Could someone translate the following polish notation to its SQL counterpart:
[\'|\', \'&\', (\'is_company\',\'=\', True),(\'parent_id\', \'=\', False)
I totally agree with you, each time I have to do a complex domain using this kind of Polish notation, I have to rack my brains to manage it.
I think the domain you're looking for is:
['&', '|', '&', ('is_company', '=', True), ('parent_id', '=', False), ('company_name', '!=', False), '&', ('company_name', '!=', ''), ('customer_type_id', '!=', False)]
I made up a method to get these complex domains, and it's working:
First I write a letter instead of each condition:
A => is_company = True => ('is_company', '=', True)
B => parent_id = False => ('parent_id', '=', False)
C => company_name <> False => ('company_name', '!=', False)
D => company_name <> '' => ('company_name', '!=', '')
E => customer_type_id <> False => ('customer_type_id', '!=', False)
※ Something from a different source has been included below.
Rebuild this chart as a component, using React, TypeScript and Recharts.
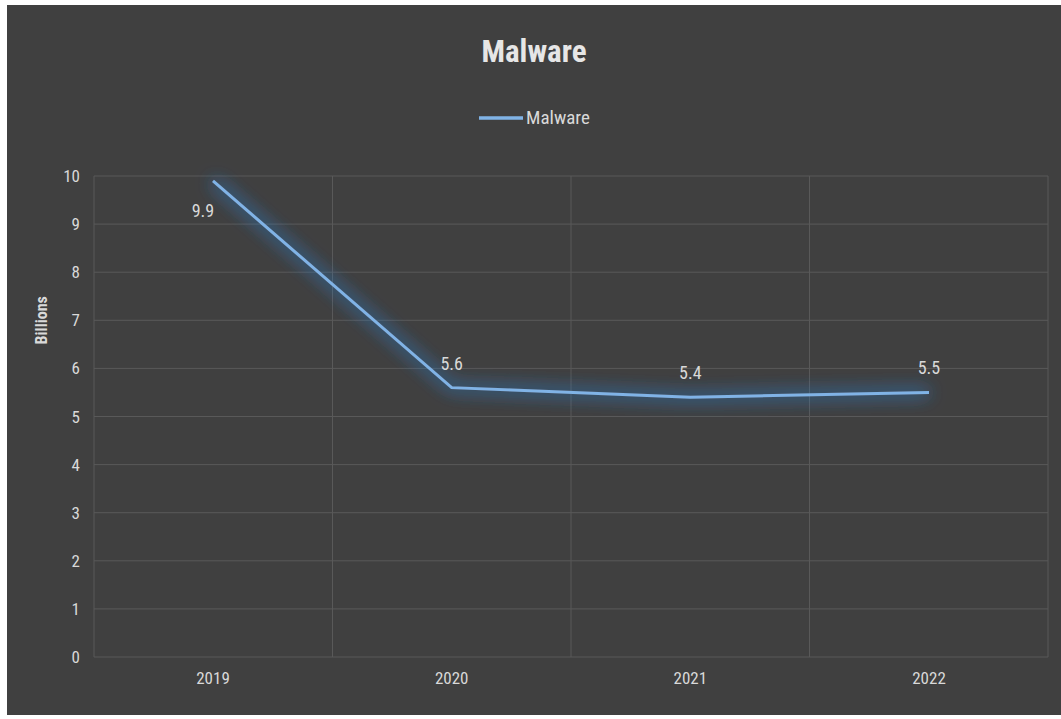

Then build the expression you need using only the letters and the standard operators, forget about the Polish notation and the conditions:
Step 0. => ((A and B) or C) and D and E
Afterwards, group the operations you should execute the first (don't mind about the missing operators by the moment):
Step 1. => ((A and B) or C) and D and E
Step 2. => (AB or C) and D and E
Step 3. => ABC and D and E
Step 4. => ABC and DE
Now we have only an operator, let's start decomposing it again (and moving the operator to the left of each couple of conditions), following the reverse order in which you grouped the operations (for example, from step 3 to 4 you grouped DE, so now, from step 4 to 3, decompose DE and move its operator to its left):
Step 4. => and ABC DE
Step 3. => and ABC and D E
Step 2. => and or AB C and D E
Step 1. => and or and A B C and D E
Now change the operators and add the commas, the quotes and the brackets:
['&', '|', '&', A, B, C, '&', D, E]
Finally, replace the letters with the conditions, and there you have your domain. It would be better to explain it face to face but may be you were able to understand everything.
Note: I don't remove the
&
operators (despite if you don't write them, Odoo should take them by default) because my experience is that with largest domains, if I didn't write the&
, the domain didn't work. I guess this happened when there was a lot of nested conditions, but my advice is to write always them.